* INSTRUCTIONS TO FOLLOW *
Print exactly what the entries say, line by line, from the first line down to the one with "import plotly.graph_objects as go", inclusive.
----------
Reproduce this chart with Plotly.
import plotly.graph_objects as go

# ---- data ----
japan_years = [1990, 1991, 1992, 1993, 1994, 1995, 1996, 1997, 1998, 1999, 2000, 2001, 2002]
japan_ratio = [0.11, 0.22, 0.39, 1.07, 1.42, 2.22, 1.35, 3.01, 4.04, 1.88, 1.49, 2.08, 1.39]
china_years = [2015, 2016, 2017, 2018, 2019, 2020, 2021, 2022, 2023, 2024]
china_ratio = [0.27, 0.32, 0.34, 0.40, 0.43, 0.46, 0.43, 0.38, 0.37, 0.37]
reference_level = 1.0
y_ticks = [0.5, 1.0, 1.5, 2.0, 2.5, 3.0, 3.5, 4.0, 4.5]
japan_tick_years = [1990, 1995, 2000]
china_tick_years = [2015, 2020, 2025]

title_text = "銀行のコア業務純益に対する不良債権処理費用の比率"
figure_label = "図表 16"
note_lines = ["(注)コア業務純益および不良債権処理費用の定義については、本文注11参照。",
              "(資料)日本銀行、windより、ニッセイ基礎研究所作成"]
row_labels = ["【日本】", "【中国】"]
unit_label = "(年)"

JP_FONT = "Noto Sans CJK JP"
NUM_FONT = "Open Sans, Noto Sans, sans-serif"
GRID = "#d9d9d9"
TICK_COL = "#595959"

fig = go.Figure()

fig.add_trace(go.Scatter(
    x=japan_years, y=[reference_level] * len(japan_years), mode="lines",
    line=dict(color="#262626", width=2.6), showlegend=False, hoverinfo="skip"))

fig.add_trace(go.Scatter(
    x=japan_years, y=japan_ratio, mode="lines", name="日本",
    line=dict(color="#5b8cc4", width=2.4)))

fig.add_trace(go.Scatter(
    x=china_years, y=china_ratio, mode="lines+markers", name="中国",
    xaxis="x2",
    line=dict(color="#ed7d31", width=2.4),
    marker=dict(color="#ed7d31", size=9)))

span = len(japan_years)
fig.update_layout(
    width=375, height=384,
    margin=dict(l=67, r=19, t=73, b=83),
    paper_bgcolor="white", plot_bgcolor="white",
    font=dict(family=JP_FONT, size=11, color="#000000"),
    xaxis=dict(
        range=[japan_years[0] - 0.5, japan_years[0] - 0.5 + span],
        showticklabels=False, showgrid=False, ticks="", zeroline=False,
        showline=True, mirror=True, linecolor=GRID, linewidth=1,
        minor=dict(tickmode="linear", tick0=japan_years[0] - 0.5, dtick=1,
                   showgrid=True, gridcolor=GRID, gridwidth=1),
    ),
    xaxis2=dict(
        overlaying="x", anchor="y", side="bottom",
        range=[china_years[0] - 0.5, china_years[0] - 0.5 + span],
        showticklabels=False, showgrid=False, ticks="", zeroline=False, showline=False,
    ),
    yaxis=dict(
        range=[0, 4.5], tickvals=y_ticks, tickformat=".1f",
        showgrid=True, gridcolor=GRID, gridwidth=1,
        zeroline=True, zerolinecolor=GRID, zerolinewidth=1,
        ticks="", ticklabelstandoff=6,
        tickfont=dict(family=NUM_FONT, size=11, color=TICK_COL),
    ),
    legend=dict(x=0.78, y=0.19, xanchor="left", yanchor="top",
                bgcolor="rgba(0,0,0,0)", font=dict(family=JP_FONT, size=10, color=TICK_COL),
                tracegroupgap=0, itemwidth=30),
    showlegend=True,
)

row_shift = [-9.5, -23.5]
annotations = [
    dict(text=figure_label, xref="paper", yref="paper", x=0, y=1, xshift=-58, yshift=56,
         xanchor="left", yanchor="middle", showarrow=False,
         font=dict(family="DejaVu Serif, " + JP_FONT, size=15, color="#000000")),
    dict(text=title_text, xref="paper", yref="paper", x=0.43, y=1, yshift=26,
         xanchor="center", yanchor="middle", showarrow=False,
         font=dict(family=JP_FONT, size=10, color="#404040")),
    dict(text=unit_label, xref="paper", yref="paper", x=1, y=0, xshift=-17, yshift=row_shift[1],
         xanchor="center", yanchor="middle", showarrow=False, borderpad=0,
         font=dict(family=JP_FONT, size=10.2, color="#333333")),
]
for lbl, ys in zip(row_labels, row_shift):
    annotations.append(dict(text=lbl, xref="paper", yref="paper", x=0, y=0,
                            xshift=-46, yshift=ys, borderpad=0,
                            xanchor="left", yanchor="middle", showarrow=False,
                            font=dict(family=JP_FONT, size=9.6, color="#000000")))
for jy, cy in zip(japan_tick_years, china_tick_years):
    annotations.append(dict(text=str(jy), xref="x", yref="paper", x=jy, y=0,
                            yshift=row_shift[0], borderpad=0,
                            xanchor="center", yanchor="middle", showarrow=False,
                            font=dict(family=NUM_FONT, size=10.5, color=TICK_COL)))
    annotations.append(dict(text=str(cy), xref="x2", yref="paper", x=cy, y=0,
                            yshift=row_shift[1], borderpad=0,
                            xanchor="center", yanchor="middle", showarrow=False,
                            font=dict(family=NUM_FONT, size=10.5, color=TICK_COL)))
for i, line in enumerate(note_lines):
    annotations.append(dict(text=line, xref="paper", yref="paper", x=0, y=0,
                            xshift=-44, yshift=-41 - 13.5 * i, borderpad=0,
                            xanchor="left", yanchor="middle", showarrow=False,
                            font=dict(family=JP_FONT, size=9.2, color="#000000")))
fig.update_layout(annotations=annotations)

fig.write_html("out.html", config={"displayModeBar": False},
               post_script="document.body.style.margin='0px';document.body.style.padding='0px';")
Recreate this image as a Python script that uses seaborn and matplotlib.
----------
* RESULT *
Reproduce this chart with Plotly.
import plotly.graph_objects as go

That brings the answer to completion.